Interesting.
On Feb 11, 2015, at 11:57 AM, rcs@xmission.com wrote:
The only theorem I know of is that a rational number always has a finite representation in factorial base; therefore e is irrational.
Back in the day, I was looking through the file of paper tapes in the PDP1 room (this served as the software library), and I came across one labeled simply "e". The handwriting might have been either Eric Jensen or Bill Ackerman. It was only a couple of folds, a few hundred characters. Curious, I printed it out, and then ran the assembler on it. Indeed, it promptly printed out a few thousand digits of e. I examined the code more closely, and discovered it created a factorial base representation of (the fractional part of) e, one digit per machine word, and then did a simple decimal conversion, multiplying the factorial base representation by decimal 10, and printing the integer "carry" that falls off the front end; rinse, repeat. The program, in assembly language, easily fit on one page. A gem.

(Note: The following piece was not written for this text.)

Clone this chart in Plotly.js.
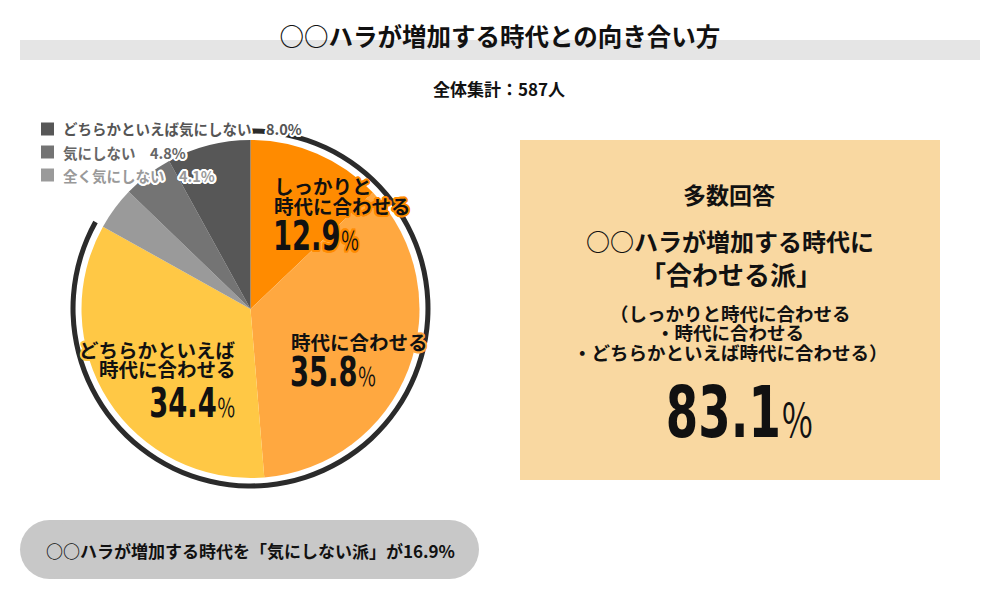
<!DOCTYPE html>
<html>
<head>
<meta charset="utf-8">
<script src="https://cdn.plot.ly/plotly-3.0.1.min.js"></script>
<style>html,body{margin:0;padding:0;background:#fff;}#chart{width:1000px;height:600px;}</style>
</head>
<body>
<div id="chart"></div>
<script>
// ---- data ----
const chartTitle = '○○ハラが増加する時代との向き合い方';
const totalLabel = '全体集計：';
const totalN = 587;
const categories = ['しっかりと時代に合わせる', '時代に合わせる', 'どちらかといえば時代に合わせる', '全く気にしない', '気にしない', 'どちらかといえば気にしない'];
const values = [12.9, 35.8, 34.4, 4.1, 4.8, 8.0];
const sliceColors = ['#FF8B00', '#FFA840', '#FFC845', '#9A9A9A', '#747474', '#575757'];
const pieLabelLines = [['しっかりと', '時代に合わせる'], ['時代に合わせる'], ['どちらかといえば', '時代に合わせる']];
const legendIdx = [5, 4, 3];
const legendTextColors = ['#555555', '#666666', '#999999'];
const agreeIdx = [0, 1, 2];
const ignoreIdx = [3, 4, 5];
const boxHead = '多数回答';
const boxLine1 = '○○ハラが増加する時代に';
const boxLine2 = '「合わせる派」';
const boxParen = ['（しっかりと時代に合わせる', '・時代に合わせる', '・どちらかといえば時代に合わせる）'];
const pillPrefix = '○○ハラが増加する時代を「気にしない派」が';

// ---- helpers ----
const W = 1000, H = 600;
const px = x => x / W;
const py = y => 1 - y / H;
const JP = '"Noto Sans CJK JP", "Noto Sans", sans-serif';
const NUM = '"DejaVu Sans Condensed", "Liberation Sans", sans-serif';
function outline(color, w) {
  const s = [];
  for (let r = 1; r <= w; r++) {
    for (let a = 0; a < 16; a++) {
      const t = a * Math.PI / 8;
      s.push((r * Math.cos(t)).toFixed(2) + 'px ' + (r * Math.sin(t)).toFixed(2) + 'px 0 ' + color);
    }
  }
  return s.join(', ');
}
const pct = v => v.toFixed(1);
const pctSpan = size => '<span style="font-size:' + size + 'px;font-weight:400;font-family:Noto Sans CJK JP">％</span>';
const sum = idx => idx.reduce((a, i) => a + values[i], 0);

// ---- traces ----
const agree = sum(agreeIdx), ignore = sum(ignoreIdx);
const ring = {
  type: 'pie', values: [agree, ignore], sort: false, direction: 'clockwise', rotation: 0,
  hole: 0.972, marker: {colors: ['#2b2b2b', 'rgba(0,0,0,0)'], line: {width: 0}},
  textinfo: 'none', hoverinfo: 'skip', showlegend: false,
  domain: {x: [px(70.5), px(430.5)], y: [py(488.5), py(128.5)]}
};
const pie = {
  type: 'pie', labels: categories, values: values, sort: false, direction: 'clockwise', rotation: 0,
  marker: {colors: sliceColors, line: {width: 0}},
  textinfo: 'none', hoverinfo: 'label+percent', showlegend: false,
  domain: {x: [px(81), px(420)], y: [py(478), py(140)]}
};

// ---- layout pieces ----
const shapes = [
  {type: 'rect', xref: 'paper', yref: 'paper', x0: px(20), x1: px(980), y0: py(60), y1: py(40), fillcolor: '#E5E5E5', line: {width: 0}, layer: 'below'},
  {type: 'rect', xref: 'paper', yref: 'paper', x0: px(520), x1: px(940), y0: py(480), y1: py(140), fillcolor: '#F9D8A1', line: {width: 0}, layer: 'below'},
  {type: 'rect', xref: 'paper', yref: 'paper', x0: px(49.5), x1: px(449.5), y0: py(579), y1: py(520), fillcolor: '#C8C8C8', line: {width: 0}, layer: 'below'},
  {type: 'circle', xref: 'paper', yref: 'paper', x0: px(20), x1: px(79), y0: py(579), y1: py(520), fillcolor: '#C8C8C8', line: {width: 0}, layer: 'below'},
  {type: 'circle', xref: 'paper', yref: 'paper', x0: px(420), x1: px(479), y0: py(579), y1: py(520), fillcolor: '#C8C8C8', line: {width: 0}, layer: 'below'}
];
const ann = [];
const squeeze = []; // [annotation index, scaleX, origin]
function add(text, x, y, opts) {
  ann.push(Object.assign({text: text, x: px(x), y: py(y), xref: 'paper', yref: 'paper', showarrow: false,
    xanchor: 'center', yanchor: 'middle'}, opts));
  return ann.length - 1;
}
add(totalLabel + totalN + '人', 499, 89, {font: {family: JP, size: 17, weight: 700, color: '#111'}});

// legend
const legendY = [129, 152, 175];
legendIdx.forEach((ci, k) => {
  shapes.push({type: 'rect', xref: 'paper', yref: 'paper', x0: px(41), x1: px(54), y0: py(legendY[k] + 6.5), y1: py(legendY[k] - 6.5), fillcolor: sliceColors[ci], line: {width: 0}});
  add(categories[ci] + '　' + pct(values[ci]) + '%', 61, legendY[k], {xanchor: 'left',
    font: {family: JP, size: 14.5, weight: 700, color: legendTextColors[k], shadow: outline('#ffffff', 2)}});
});

// pie labels
const labelPos = [
  {x: 272, ys: [185, 206], ny: 236, anchor: 'left'},
  {x: 289, ys: [341], ny: 372, anchor: 'left'},
  {x: 238, ys: [349, 368], ny: 403, anchor: 'right'}
];
labelPos.forEach((p, i) => {
  const sh = outline(sliceColors[i], 2);
  pieLabelLines[i].forEach((ln, j) => {
    add(ln, p.x, p.ys[j], {xanchor: p.anchor, font: {family: JP, size: 19.5, weight: 700, color: '#111', shadow: sh}});
  });
  const k = add(pct(values[i]) + pctSpan(25), p.x - (p.anchor === 'left' ? 1 : 0), p.ny, {xanchor: p.anchor,
    font: {family: NUM, size: 40, weight: 700, color: '#111', shadow: i === 0 ? sh : 'none'}});
  squeeze.push([k, 0.76, p.anchor]);
});

// box
add(boxHead, 729, 194, {font: {family: JP, size: 23, weight: 700, color: '#111'}});
add(boxLine1, 730, 241, {font: {family: JP, size: 24, weight: 700, color: '#111'}});
add(boxLine2, 731, 273, {font: {family: JP, size: 26, weight: 700, color: '#111'}});
const parenY = [313, 332, 352];
boxParen.forEach((t, k) => add(t, 730, parenY[k], {font: {family: JP, size: 18.5, weight: 700, color: '#111'}}));
const kb = add(pct(agree) + pctSpan(46), 740, 412, {font: {family: NUM, size: 72, weight: 700, color: '#111'}});
squeeze.push([kb, 0.72, 'center']);

// pill
add(pillPrefix + pct(ignore) + '%', 250, 550, {font: {family: JP, size: 17, weight: 700, color: '#111'}});

const layout = {
  width: W, height: H, margin: {l: 0, r: 0, t: 0, b: 0},
  paper_bgcolor: '#ffffff', plot_bgcolor: '#ffffff', showlegend: false,
  title: {text: chartTitle, x: 0.5, xanchor: 'center', xref: 'paper', y: py(37), yref: 'container', yanchor: 'middle',
    font: {family: JP, size: 24.5, weight: 700, color: '#111'}},
  shapes: shapes, annotations: ann
};
Plotly.newPlot('chart', [ring, pie], layout, {displayModeBar: false, staticPlot: true}).then(gd => {
  // condensed look for the big numbers (the reference uses a narrow display face)
  squeeze.forEach(([k, sx, origin]) => {
    const t = gd.querySelector('g.annotation[data-index="' + k + '"] text.annotation-text');
    if (!t) return;
    t.style.transformBox = 'fill-box';
    t.style.transformOrigin = origin + ' center';
    t.style.transform = 'scaleX(' + sx + ')';
  });
});
</script>
</body>
</html>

Hmm, e-2 = 1/2! + 1/3! + . . . . Also, 1/e = 1 - 1 + (1/2! - 1/3!) + (1/4! - 1/5!) + . . . = 2/3! + 4/5! + 6/7! + . . ., not a representation I've seen before. QUESTION: There seems to be a natural definition of "weakly normal to factorial base": Definitions: Given any interval [a,b) in [0,1): * For an integer N >= 0: limit as k -> oo of (1/k) Sum_{1 <= j <= k} X_[a,b)(a_j / j) = b-a. ** For a fraction f in [0,1): limit as k -> oo of (1/k) Sum_{1 <= j <= k} X_[a,b)(c_j / (j+1)) = b-a. where X_S denotes the characteristic function of the set S. Definitions: (Fully) "normal to factorial base" is defined analogously but involves *joint* distributions and the characteristic functions of all subsets of [0,1)^n of form [a,b)^n, for all n = 1,2,3,.... Hoping that the meaning is clear, I'm too lazy to write that all out here. It's obvious that almost all numbers (pos. ints. and fractions) are normal to factorial base. QUESTION: What does normality to factorial base imply about normality to ordinary "geometric" bases like our decimal system? Or vice versa? --Dan
Quoting Daniel Asimov <asimov@msri.org>:
I've always liked factorial base -- which uses integer coefficients --
the version for nonnegative integers:
(*) N = a_1 1! + a_2 2! + . . . + a_k k!, with 0 <= a_j < j for all j
and the one for fractions in [0,1):
(**) f = c_1 / 2! + c_2 / 3! + . . . + c_k / k! + . . . with 0 <= c_j <= j for all j .
If the c_j's are all = j, then the series sums to 1.
The nice thing is, this doesn't depend on a specific choice of base, so the factorial representation of a number might be of number-theoretic interest.
But I don't know of theorems linking number-theoretic properties of a number to factorial representations.
E.g., can one say something about the representation (*) of a prime number? About the representation (**) of an algebraic number as compared to a transcendental one? Etc.